Dubnow later recalled a literary salon in April of 1903 at which Jabotinsky enraptured the public with his analysis of the Jewish condition. This wraith of a nation would end its hauntings and wanderings, he said, only when it was able to create its own government on its own land, just as another Odessan, the pamphleteer and Zionist precursor Leon Pinsker, had earlier prophesied. During a break in the session, Dubnow stepped outside to find the attendees talking excitedly about news that had just drifted into the city. Refugees were arriving in Odessa from the countryside with stories of new attacks to the north.
25
Jabotinsky had been giving his speech precisely at the time of the event that helped shape Zionism as an international project: the brutal killing of dozens of Jews by Russian nationalists in the Bessarabian capital of Kishinev.

“The beginning of my Zionist activity is connected with two influences,” Jabotinsky wrote. “Italian opera and the idea of self-defense.”
26
The throw-away line was typical Jabotinskian prose: too cute but more than a little true. The brand of Jewish nationalism he eventually adopted owed a great deal to the Risorgimento variety he had imbibed in Rome—the idea of a divided people becoming conscious of their underlying unity and then seeking the state-hood long denied them. He later met one of his early mentors, the Odessa Zionist S. D. Salzman, during an Italian opera at the Odessa theater.

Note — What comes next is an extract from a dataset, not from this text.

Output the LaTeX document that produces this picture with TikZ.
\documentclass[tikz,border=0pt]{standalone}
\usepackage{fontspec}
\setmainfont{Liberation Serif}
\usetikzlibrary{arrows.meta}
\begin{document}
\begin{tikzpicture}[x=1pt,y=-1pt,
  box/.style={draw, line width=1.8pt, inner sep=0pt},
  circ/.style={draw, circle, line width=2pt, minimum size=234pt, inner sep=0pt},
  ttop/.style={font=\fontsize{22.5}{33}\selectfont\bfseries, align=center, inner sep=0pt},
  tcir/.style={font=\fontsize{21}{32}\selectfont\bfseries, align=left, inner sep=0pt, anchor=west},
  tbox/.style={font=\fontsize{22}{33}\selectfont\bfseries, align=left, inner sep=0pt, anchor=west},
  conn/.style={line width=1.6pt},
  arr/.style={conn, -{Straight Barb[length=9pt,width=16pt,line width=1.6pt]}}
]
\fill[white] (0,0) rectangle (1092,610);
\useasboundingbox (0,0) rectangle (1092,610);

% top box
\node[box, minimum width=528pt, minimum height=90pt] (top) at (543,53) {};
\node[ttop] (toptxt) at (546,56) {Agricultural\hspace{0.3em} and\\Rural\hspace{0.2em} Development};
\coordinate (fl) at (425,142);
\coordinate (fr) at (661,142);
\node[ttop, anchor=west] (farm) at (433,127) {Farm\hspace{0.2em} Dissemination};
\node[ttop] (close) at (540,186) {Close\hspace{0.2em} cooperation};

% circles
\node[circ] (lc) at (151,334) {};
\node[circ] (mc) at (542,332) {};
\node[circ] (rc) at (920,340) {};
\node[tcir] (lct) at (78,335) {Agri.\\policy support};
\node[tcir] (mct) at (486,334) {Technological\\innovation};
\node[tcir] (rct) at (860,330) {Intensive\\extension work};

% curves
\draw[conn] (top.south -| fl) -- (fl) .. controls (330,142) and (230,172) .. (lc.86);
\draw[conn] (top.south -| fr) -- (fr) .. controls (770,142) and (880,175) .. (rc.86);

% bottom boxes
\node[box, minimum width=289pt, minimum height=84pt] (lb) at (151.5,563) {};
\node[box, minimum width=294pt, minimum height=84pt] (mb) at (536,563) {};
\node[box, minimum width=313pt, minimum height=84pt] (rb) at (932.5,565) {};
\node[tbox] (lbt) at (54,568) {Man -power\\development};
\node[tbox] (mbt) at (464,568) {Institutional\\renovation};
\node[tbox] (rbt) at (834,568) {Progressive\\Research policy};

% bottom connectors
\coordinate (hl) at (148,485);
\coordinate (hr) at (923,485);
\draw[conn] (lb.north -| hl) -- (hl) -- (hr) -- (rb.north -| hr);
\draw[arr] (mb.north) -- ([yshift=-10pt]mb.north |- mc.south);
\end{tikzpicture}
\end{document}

But it was the rise of self-defense organizations that gave life to his ideas about Jewish identity and territory. While Jewish groups had begun to arm themselves after the violence of 1881, in the wake of Kishinev self-defense became the logical response to a Russian state whose local officials seemed to facilitate the work of pogrom-makers. Jabotinsky recalled walking to Moldavanka—perhaps the first time the bourgeois intellectual had ever deigned to visit the down-and-out neighborhood—and finding himself in a large apartment filled with revolvers, crowbars, and kitchen knives. The next time around, Jews would fight back.

Jabotinsky insisted that the 1903 Kishinev pogrom in no sense transformed his worldview. He had been a Zionist before, during his years abroad, and he remained one after. But the political context was different. Kishinev was a major battle in Russia’s underground war against its own Jews, one that would extend through the Odessa pogrom of 1905 and to the serial violence of the First World War and Russian civil war. What had changed were the options available to Jews like Jabotinsky who rejected the paths of revolutionary or democratic socialism. If the Russian state were now complicit in blocking the ability of Jews to live peacefully in the empire—if the imperial authorities, in other words, had become vehicles of a raw and primitive form of Russian nationalism—then perhaps the rift between Russians and Jews was something more than a matter of religion or heritage. Jews were a nation like any other, deeply divided and only semiconscious perhaps, but one that could be awakened to its own destiny. Pride and prejudice were the building blocks of other forms of nationalism—a theme that runs through
The Five
and Jabotinsky’s other creative work—and they could naturally be expected to serve the same function for Jews as well. Jews might even find some way of cooperating with the erstwhile pogrom-makers: the latter wanted Jews gone; the former simply needed someplace to go.